Tapestry is a civilisation game in which players develop their civilisations from prehistoric tribes to modern day nations. Player actions are designed as making progress on four tracks - science, technology, exploration and military. Every turn you simply decide which track to advance on. You pay the required resources and perform the actions specified on the space you advance your token into. Actions at every step differ. They get more powerful as you advance further. The four tracks have different characteristics and let you do different kinds of things. Let’s look at the various aspects of the game.


You have a hex map. One action lets you collect hex tiles. One action lets you discover new lands, and this is when you pick a tile you have to place on the board. One action lets you place your marker on a tile. This translates to expanding your controlled territory. When your border gets in contact with others, you can attack and capture their lands. However warfare is limited and on each tile there will only ever be one battle. 


You will spend quite some effort on your capital city. It is a 9x9 grid which you try to fill up as much as possible. Some spaces are already filled at the start. You gain resources by filling 3x3 sections. You gain points for filling complete rows or columns. Think sudoku grid, but without the numbers. Some actions let you remove small buildings from your player board to place in your capital. When removing these from your player board, you reveal icons which let you produce resources. If you beat your opponents to certain spaces on the tracks, you get to claim large buildings which help you fill your capital quickly.


Some actions let you claim and upgrade tech cards. They give various benefits.

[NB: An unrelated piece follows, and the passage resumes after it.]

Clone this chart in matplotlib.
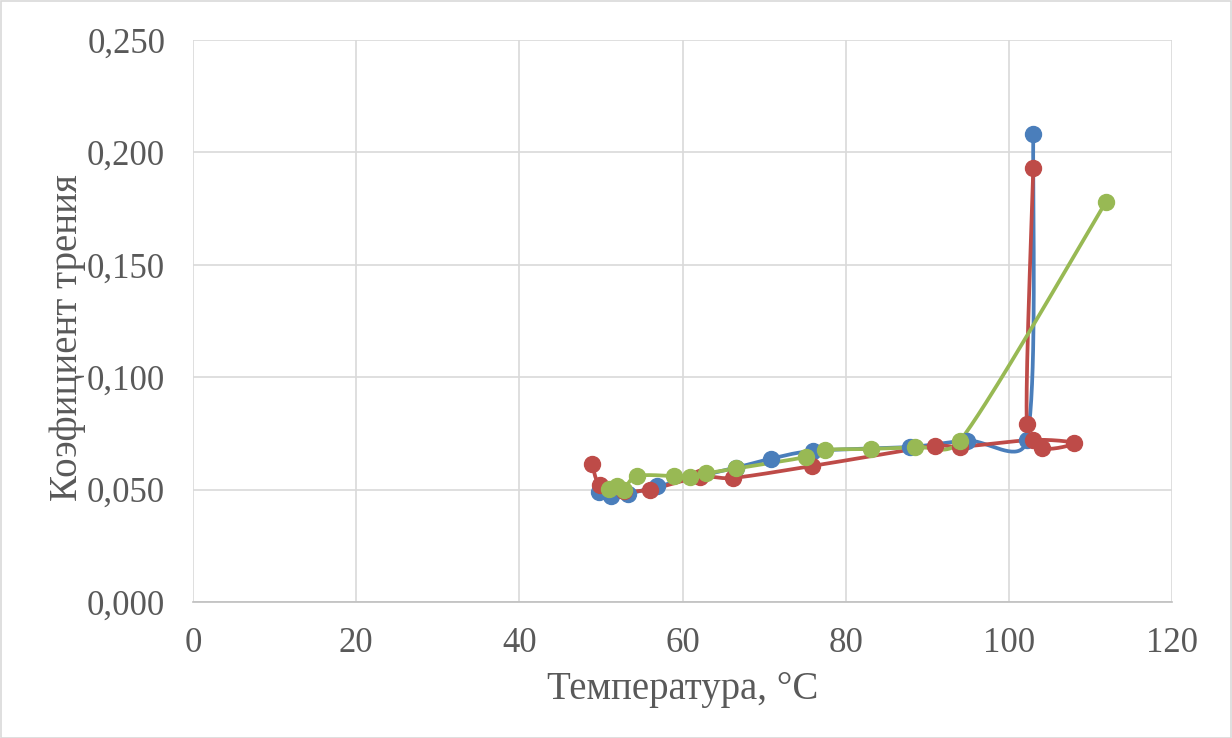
import numpy as np
import matplotlib
matplotlib.use("Agg")
import matplotlib.pyplot as plt

# ---- data ----
blue_x = [49.8, 51.2, 53.3, 56.9, 66.6, 70.9, 76.0, 87.9, 94.9, 102.2, 103.0]
blue_y = [0.0489, 0.0470, 0.0480, 0.0514, 0.0598, 0.0638, 0.0672, 0.0690, 0.0718, 0.0720, 0.2080]

red_x = [48.9, 49.9, 52.8, 56.0, 62.1, 66.2, 75.9, 91.0, 94.0, 103.0, 108.0, 104.1, 102.2, 103.0]
red_y = [0.0614, 0.0520, 0.0495, 0.0500, 0.0556, 0.0552, 0.0605, 0.0695, 0.0690, 0.0721, 0.0707, 0.0685, 0.0792, 0.1930]

green_x = [51.0, 52.0, 52.8, 54.4, 59.0, 60.9, 62.9, 66.6, 75.1, 77.5, 83.1, 88.5, 94.0, 111.9]
green_y = [0.0503, 0.0516, 0.0500, 0.0560, 0.0560, 0.0556, 0.0572, 0.0594, 0.0645, 0.0676, 0.0681, 0.0690, 0.0716, 0.1780]

x_ticks = [0, 20, 40, 60, 80, 100, 120]
y_ticks = [0.0, 0.05, 0.10, 0.15, 0.20, 0.25]
x_label = "Температура, °C"
y_label = "Коэфициент трения"

colors = ["#4A7EBB", "#BE4B48", "#98B954"]

W, H = 1232, 738
fig = plt.figure(figsize=(W / 100, H / 100), dpi=100)
fig.patch.set_facecolor("white")
ax = fig.add_axes([193 / W, 1 - 602 / H, (1172 - 193) / W, (602 - 40) / H])

XMIN, XMAX, YMIN, YMAX = 0, 120, 0, 0.25
ax.set_xlim(XMIN, XMAX)
ax.set_ylim(YMIN, YMAX)

# axes size in pixels for screen-space smoothing (Excel style)
PXW, PXH = 1172 - 193, 602 - 40
CAP = 0.45


def smooth(xs, ys, n=40):
    px = (np.array(xs) - XMIN) / (XMAX - XMIN) * PXW
    py = (np.array(ys) - YMIN) / (YMAX - YMIN) * PXH
    P = np.column_stack([px, py])
    m = len(P)

    def tvec(i):
        a = P[i - 1] if i > 0 else P[i]
        b = P[i + 1] if i + 1 < m else P[i]
        return (b - a) / 6.0

    def capped(v, L):
        n_ = np.hypot(*v)
        lim = CAP * L
        return v * (lim / n_) if n_ > lim and n_ > 0 else v

    out = [P[0]]
    t = np.linspace(0, 1, n)[1:, None]
    for i in range(m - 1):
        p1 = P[i]
        p2 = P[i + 1]
        L = np.hypot(*(p2 - p1))
        c1 = p1 + capped(tvec(i), L)
        c2 = p2 - capped(tvec(i + 1), L)
        seg = ((1 - t) ** 3) * p1 + 3 * ((1 - t) ** 2) * t * c1 + 3 * (1 - t) * t ** 2 * c2 + t ** 3 * p2
        out.extend(seg)
    out = np.array(out)
    sx = out[:, 0] / PXW * (XMAX - XMIN) + XMIN
    sy = out[:, 1] / PXH * (YMAX - YMIN) + YMIN
    return sx, sy


for xs, ys, c in [(blue_x, blue_y, colors[0]), (red_x, red_y, colors[1]), (green_x, green_y, colors[2])]:
    sx, sy = smooth(xs, ys)
    ax.plot(sx, sy, color=c, lw=2.7, solid_capstyle="round", solid_joinstyle="round", zorder=3)
    ax.plot(xs, ys, linestyle="none", marker="o", ms=11.5, color=c, zorder=4)

ax.set_xticks(x_ticks)
ax.set_yticks(y_ticks)
ax.set_xticklabels([str(v) for v in x_ticks])
ax.set_yticklabels([f"{v:.3f}".replace(".", ",") for v in y_ticks])
ax.grid(True, color="#D9D9D9", lw=1.2, zorder=0)
ax.set_axisbelow(True)
for s in ["top", "right", "left"]:
    ax.spines[s].set_visible(False)
ax.spines["bottom"].set_color("#BFBFBF")
ax.spines["bottom"].set_linewidth(1.2)
ax.tick_params(length=0, labelsize=25, labelcolor="#595959")
for lab in ax.get_xticklabels() + ax.get_yticklabels():
    lab.set_fontfamily("Liberation Serif")
ax.tick_params(axis="x", pad=18)
ax.tick_params(axis="y", pad=20)

ax.set_xlabel(x_label, fontsize=28, color="#595959", family="Liberation Serif", labelpad=8)
ax.set_ylabel(y_label, fontsize=28, color="#595959", family="Liberation Serif", labelpad=1)
ax.yaxis.label.set_y(0.47)

# outer chart border
fig.add_artist(plt.Rectangle((0.5 / W, 0.5 / H), 1 - 1.5 / W, 1 - 1.5 / H, transform=fig.transFigure,
                             fill=False, edgecolor="#D9D9D9", lw=1.2))

fig.savefig("out.png", dpi=100)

Sometimes you get tapestry cards, and every new era you get to play one to augment your abilities. The game is called Tapestry, but the tapestry cards in the game are just one of several mechanisms, not the main one. I guess calling a game Four Tracks is not exactly sexy. 

Ultimately you win by scoring the most points. Some actions give you points directly. Some give you points based on how well you have done in a certain aspect, e.g. territory you control or tiles you hold. Every era you start with some resources. Actions require resources. When you eventually run out, you must end your current era and enter the next one. You want to be able to collect resources efficiently because more resources mean more actions. Players may have different numbers of turns in this game. 

The Play

I found it challenging to understand how Tapestry works. The rules are not complicated. However I had little idea what the right things to do were. The decision you need to make every turn is simple - which of the four tracks do you want to advance on? What I struggled with was how to evaluate the four options. I did horribly in my first game, missing out on almost all the large buildings. I learned the hard way that balanced development wasn’t a good idea. In my second game I decided to almost exclusively advance on the technology track. It worked better. However I wasn’t very comfortable that an arbitrary rule of sticking to one track worked relatively well. It felt like the game was playing me and not me playing the game. I only made an arbitrary policy, stuck to it blindly, and it worked, without me really understanding why. I only did some minor maximisation, e.g. if a space offered an additional benefit for a fee, I made sure I could afford the fee before I advanced to that space. 


It might be because I played on BoardGameArena.com that the game was less fun for me. I hadn’t taken time to understand all the rules well. So I felt I was making arbitrary decisions. I find the way civilisation development is translated into game mechanisms is rather abstract. I can’t quite associate the game mechanisms with the theme. The four resources in the game could have been called anything, even by their colours. They don’t make much difference other than being needed by one of the four specific tracks. 


The Thoughts

Tapestry didn't work for me. I feel most of the game mechanisms are disjointed from the theme. I do like the civilisation theme. I would say Tapestry offers something a little different from other civilisation games. Maybe it'll work for you.